Sans méconnaître le mal, on devrait le sonder sincèrement. Il est un mot dont on ne peut se servir qu’avec réserve dans les pays où l’instinct de nationalité souffre depuis longtemps, c’est ce mot de révolutionnaire, car il peut cacher bien des choses et même quelques-unes très honnêtes. J’ai toujours été frappé de quelques passages d’un petit livre écrit par M. Emilio Dandolo après 1848, — i Volontari ed i Bersaglieri lomlardi, — livre qui peut jeter un jour singulier sur l’état des esprits en Italie. L’auteur raconte la mort de Manara, dont il fut le compagnon au siège de Rome. « Après l’assurance du médecin que Manara n’avait plus que peu d’heures à vivre, dit-il, je m’inclinai vers son oreille et je lui dis : Pense au Seigneur ! — Oh ! j’y pense, et beaucoup, me répondit-il. — Alors je fis signe à un capucin qui s’approcha, et qui, après avoir reçu les signes de contrition du mourant, lui donna l’absolution. Manara voulut avoir le viatique, et je m’efforçai du mieux qu’il était possible de le préparer au grand passage.
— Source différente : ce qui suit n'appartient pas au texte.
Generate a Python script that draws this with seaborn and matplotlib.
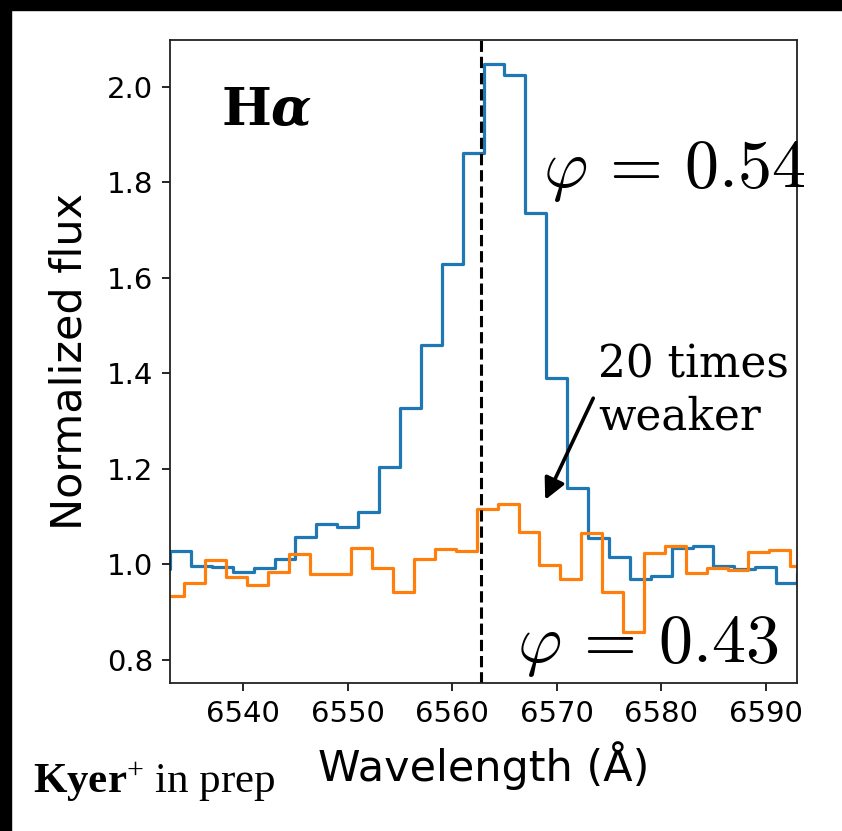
import matplotlib
matplotlib.use("Agg")
import matplotlib.pyplot as plt
import seaborn as sns
import pandas as pd
from matplotlib.patches import Rectangle

# Data (step spectra, 2 A bins)
wave_054 = [6532, 6534, 6536, 6538, 6540, 6542, 6544, 6546, 6548, 6550, 6552,
            6554, 6556, 6558, 6560, 6562, 6564, 6566, 6568, 6570, 6572, 6574,
            6576, 6578, 6580, 6582, 6584, 6586, 6588, 6590, 6592, 6594]
flux_054 = [0.990, 1.028, 0.996, 0.994, 0.983, 0.992, 1.010, 1.058, 1.084, 1.079, 1.110,
            1.204, 1.327, 1.459, 1.629, 1.862, 2.049, 2.026, 1.736, 1.390, 1.159, 1.054,
            1.015, 0.969, 0.975, 1.034, 1.038, 0.996, 0.990, 0.995, 0.961, 0.981]

wave_043 = [6531.35, 6533.35, 6535.35, 6537.35, 6539.35, 6541.35, 6543.35, 6545.35,
            6547.35, 6549.35, 6551.35, 6553.35, 6555.35, 6557.35, 6559.35, 6561.35,
            6563.35, 6565.35, 6567.35, 6569.35, 6571.35, 6573.35, 6575.35, 6577.35,
            6579.35, 6581.35, 6583.35, 6585.35, 6587.35, 6589.35, 6591.35, 6593.35]
flux_043 = [0.930, 0.934, 0.961, 1.008, 0.974, 0.956, 0.984, 1.022,
            0.980, 0.979, 1.034, 0.992, 0.941, 1.010, 1.032, 1.028,
            1.115, 1.126, 1.068, 0.998, 0.969, 1.066, 0.941, 0.857,
            1.023, 1.039, 0.981, 0.992, 0.987, 1.026, 1.030, 0.996]

halpha = 6562.8
x_ticks = [6540, 6550, 6560, 6570, 6580, 6590]
y_ticks = [0.8, 1.0, 1.2, 1.4, 1.6, 1.8, 2.0]

sns.set_style("ticks")
plt.rcParams["font.family"] = ["DejaVu Sans"]
plt.rcParams["text.color"] = "black"
plt.rcParams["axes.labelcolor"] = "black"
plt.rcParams["mathtext.rm"] = "Liberation Serif"
plt.rcParams["mathtext.bf"] = "Liberation Serif:bold"
plt.rcParams["mathtext.it"] = "Liberation Serif:italic"

df_a = pd.DataFrame({"wave": wave_054, "flux": flux_054})
df_b = pd.DataFrame({"wave": wave_043, "flux": flux_043})

fig = plt.figure(figsize=(8.42, 8.31), dpi=100)
ax = fig.add_axes([0.2019, 0.178, 0.7447, 0.7741])

sns.lineplot(data=df_a, x="wave", y="flux", ax=ax, color="#1f77b4",
             drawstyle="steps-mid", lw=2.3, estimator=None, sort=False)
sns.lineplot(data=df_b, x="wave", y="flux", ax=ax, color="#ff7f0e",
             drawstyle="steps-mid", lw=2.3, estimator=None, sort=False)
ax.axvline(halpha, color="black", ls="--", lw=2.2)

ax.set_xlim(6533, 6593)
ax.set_ylim(0.751, 2.099)
ax.set_xticks(x_ticks)
ax.set_yticks(y_ticks)
ax.set_yticklabels([f"{v:.1f}" for v in y_ticks])
ax.tick_params(labelsize=21, length=6, width=1.2, pad=6, colors="black")
for sp in ax.spines.values():
    sp.set_linewidth(1.3)
    sp.set_color("#222222")

ax.set_xlabel("Wavelength (Å)", fontsize=31, labelpad=10)
ax.set_ylabel("Normalized flux", fontsize=31, labelpad=12)

# annotations
ax.text(6537.9, 1.92, r"$\mathbf{H}\mathbfit{\alpha}$", fontsize=38,
        math_fontfamily="dejavuserif", va="baseline", ha="left")
ax.text(6568.7, 1.79, r"$\varphi\,=\,0.54$", fontsize=49,
        math_fontfamily="cm", va="baseline", ha="left", clip_on=False)
ax.text(6566.2, 0.795, r"$\varphi\,=\,0.43$", fontsize=49,
        math_fontfamily="cm", va="baseline", ha="left", clip_on=False)
ax.text(6574.0, 1.463, "20 times\nweaker", fontsize=31.5,
        family="DejaVu Serif", va="top", ha="left", linespacing=1.25)
ax.annotate("", xy=(6568.9, 1.135), xytext=(6573.5, 1.348),
            arrowprops=dict(arrowstyle="-|>", lw=2.6, color="black",
                            mutation_scale=32, shrinkA=0, shrinkB=0))

fig.text(0.039, 0.0457, r"$\mathbf{Kyer}^{+}\ \mathrm{in\ prep}$", fontsize=31,
         math_fontfamily="custom", va="baseline", ha="left")

# black frame strips on the top and left edge of the screenshot
fig.patches.append(Rectangle((0, 0), 11 / 842, 1, transform=fig.transFigure,
                             color="black", zorder=10))
fig.patches.append(Rectangle((0, 1 - 10 / 831), 1, 10 / 831, transform=fig.transFigure,
                             color="black", zorder=10))

fig.savefig("out.png", dpi=100)
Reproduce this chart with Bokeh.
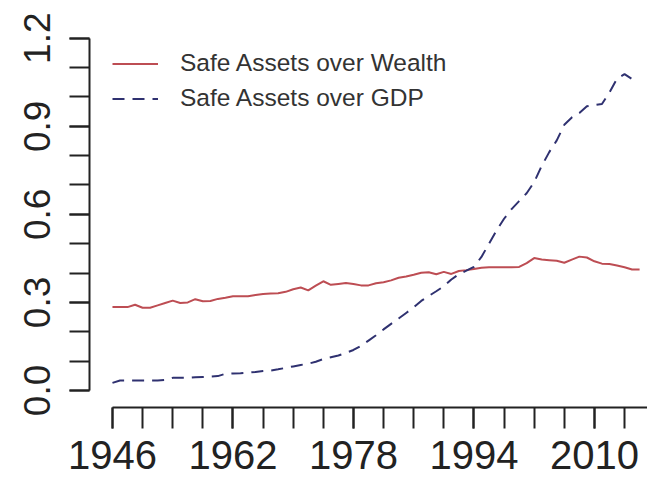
from bokeh.plotting import figure
from bokeh.models import FixedTicker, Range1d, Legend, LegendItem
from bokeh.embed import file_html
from bokeh.resources import INLINE

# ---- data ----
years_wealth = [1946, 1947, 1948, 1949, 1950, 1951, 1952, 1953, 1954, 1955,
                1956, 1957, 1958, 1959, 1960, 1961, 1962, 1963, 1964, 1965,
                1966, 1967, 1968, 1969, 1970, 1971, 1972, 1973, 1974, 1975,
                1976, 1977, 1978, 1979, 1980, 1981, 1982, 1983, 1984, 1985,
                1986, 1987, 1988, 1989, 1990, 1991, 1992, 1993, 1994, 1995,
                1996, 1997, 1998, 1999, 2000, 2001, 2002, 2003, 2004, 2005,
                2006, 2007, 2008, 2009, 2010, 2011, 2012, 2013, 2014, 2015,
                2016]
safe_over_wealth = [0.284, 0.284, 0.284, 0.292, 0.282, 0.282, 0.290, 0.298, 0.306, 0.298,
                    0.300, 0.311, 0.304, 0.305, 0.312, 0.316, 0.321, 0.321, 0.321, 0.325,
                    0.329, 0.330, 0.331, 0.336, 0.345, 0.351, 0.341, 0.357, 0.372, 0.360,
                    0.363, 0.366, 0.363, 0.358, 0.358, 0.365, 0.369, 0.375, 0.384, 0.388,
                    0.394, 0.401, 0.403, 0.396, 0.404, 0.397, 0.407, 0.410, 0.414, 0.418,
                    0.420, 0.420, 0.420, 0.420, 0.421, 0.434, 0.451, 0.446, 0.444, 0.442,
                    0.435, 0.446, 0.456, 0.453, 0.440, 0.432, 0.431, 0.426, 0.420, 0.412,
                    0.412]

years_gdp = [1946, 1947, 1948, 1949, 1950, 1951, 1952, 1953, 1954, 1955,
             1956, 1957, 1958, 1959, 1960, 1961, 1962, 1963, 1964, 1965,
             1966, 1967, 1968, 1969, 1970, 1971, 1972, 1973, 1974, 1975,
             1976, 1977, 1978, 1979, 1980, 1981, 1982, 1983, 1984, 1985,
             1986, 1987, 1988, 1989, 1990, 1991, 1992, 1993, 1994, 1995,
             1996, 1997, 1998, 1999, 2000, 2001, 2002, 2003, 2004, 2005,
             2006, 2007, 2008, 2009, 2010, 2011, 2012, 2013, 2014, 2015]
safe_over_gdp = [0.026, 0.034, 0.034, 0.034, 0.034, 0.034, 0.034, 0.036, 0.043, 0.043,
                 0.043, 0.045, 0.046, 0.047, 0.049, 0.057, 0.058, 0.059, 0.061, 0.063,
                 0.066, 0.068, 0.072, 0.077, 0.082, 0.087, 0.091, 0.098, 0.107, 0.113,
                 0.119, 0.128, 0.138, 0.152, 0.170, 0.188, 0.208, 0.227, 0.245, 0.264,
                 0.283, 0.305, 0.322, 0.338, 0.355, 0.378, 0.396, 0.408, 0.421, 0.455,
                 0.500, 0.545, 0.585, 0.618, 0.645, 0.672, 0.710, 0.765, 0.812, 0.852,
                 0.905, 0.930, 0.945, 0.968, 0.972, 0.976, 1.015, 1.062, 1.078, 1.061]

x_tick_labels = [1946, 1962, 1978, 1994, 2010]
x_tick_marks = [1946, 1950, 1954, 1958, 1962, 1966, 1970, 1974, 1978, 1982,
                1986, 1990, 1994, 1998, 2002, 2006, 2010, 2014]
y_tick_labels = [0.0, 0.3, 0.6, 0.9, 1.2]
y_tick_marks = [0.0, 0.1, 0.2, 0.3, 0.4, 0.5, 0.6, 0.7, 0.8, 0.9, 1.0, 1.1, 1.2]

series_names = ["Safe Assets over Wealth", "Safe Assets over GDP"]
RED = "#bd4d53"
BLUE = "#2f3170"
INK = "#222222"
FONT = "Liberation Sans"

p = figure(width=647, height=486, output_backend="svg", toolbar_location=None,
           x_range=Range1d(1942.95, 2017.05), y_range=Range1d(-0.058, 1.257),
           min_border_left=89, min_border_right=0, min_border_top=21,
           min_border_bottom=79)
p.outline_line_color = None
p.xgrid.visible = False
p.ygrid.visible = False
p.background_fill_color = "white"
p.border_fill_color = "white"

r1 = p.line(years_wealth, safe_over_wealth, line_color=RED, line_width=2)
r2 = p.line(years_gdp, safe_over_gdp, line_color=BLUE, line_width=2,
            line_dash="12 8")

for ax in (p.xaxis[0], p.yaxis[0]):
    ax.axis_line_color = INK
    ax.axis_line_width = 2
    ax.major_tick_line_color = INK
    ax.major_tick_line_width = 2
    ax.minor_tick_line_color = INK
    ax.minor_tick_line_width = 2
    ax.major_tick_in = 0
    ax.minor_tick_in = 0
    ax.major_label_text_font = FONT
    ax.major_label_text_color = INK

xa = p.xaxis[0]
xa.ticker = FixedTicker(ticks=x_tick_labels, minor_ticks=x_tick_marks)
xa.bounds = (1946, 2017.05)
xa.major_tick_out = 21
xa.minor_tick_out = 21
xa.major_label_standoff = 12
xa.major_label_text_font_size = "40px"

ya = p.yaxis[0]
ya.ticker = FixedTicker(ticks=y_tick_labels, minor_ticks=y_tick_marks)
ya.major_label_overrides = {v: f"{v:.1f}" for v in y_tick_labels}
ya.bounds = (0, 1.2)
ya.major_tick_out = 20
ya.minor_tick_out = 20
ya.major_label_standoff = 19
ya.major_label_orientation = "vertical"
ya.major_label_text_font_size = "37px"

legend = Legend(items=[LegendItem(label=series_names[0], renderers=[r1]),
                       LegendItem(label=series_names[1], renderers=[r2])],
                location=(23, 295), padding=0, margin=0, spacing=7,
                glyph_width=46, glyph_height=27, label_height=27,
                label_standoff=22, label_text_font=FONT,
                label_text_font_size="24.5px", label_text_color="#333333",
                border_line_alpha=0, background_fill_alpha=0)
p.add_layout(legend)

open("out.html", "w").write(file_html(p, INLINE))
Une ineffable douceur m’entrait dans l’esprit en voyant ce pauvre et cher ami affronter si chrétiennement la mort. Après avoir communié, il resta quelque temps sans parler, puis il me recommanda de nouveau ses enfans : Elève-les, me dit-il, dans l’amour de la religion et de la patrie… » Est-ce bien là le signe d’un irrémédiable et dangereux esprit révolutionnaire ?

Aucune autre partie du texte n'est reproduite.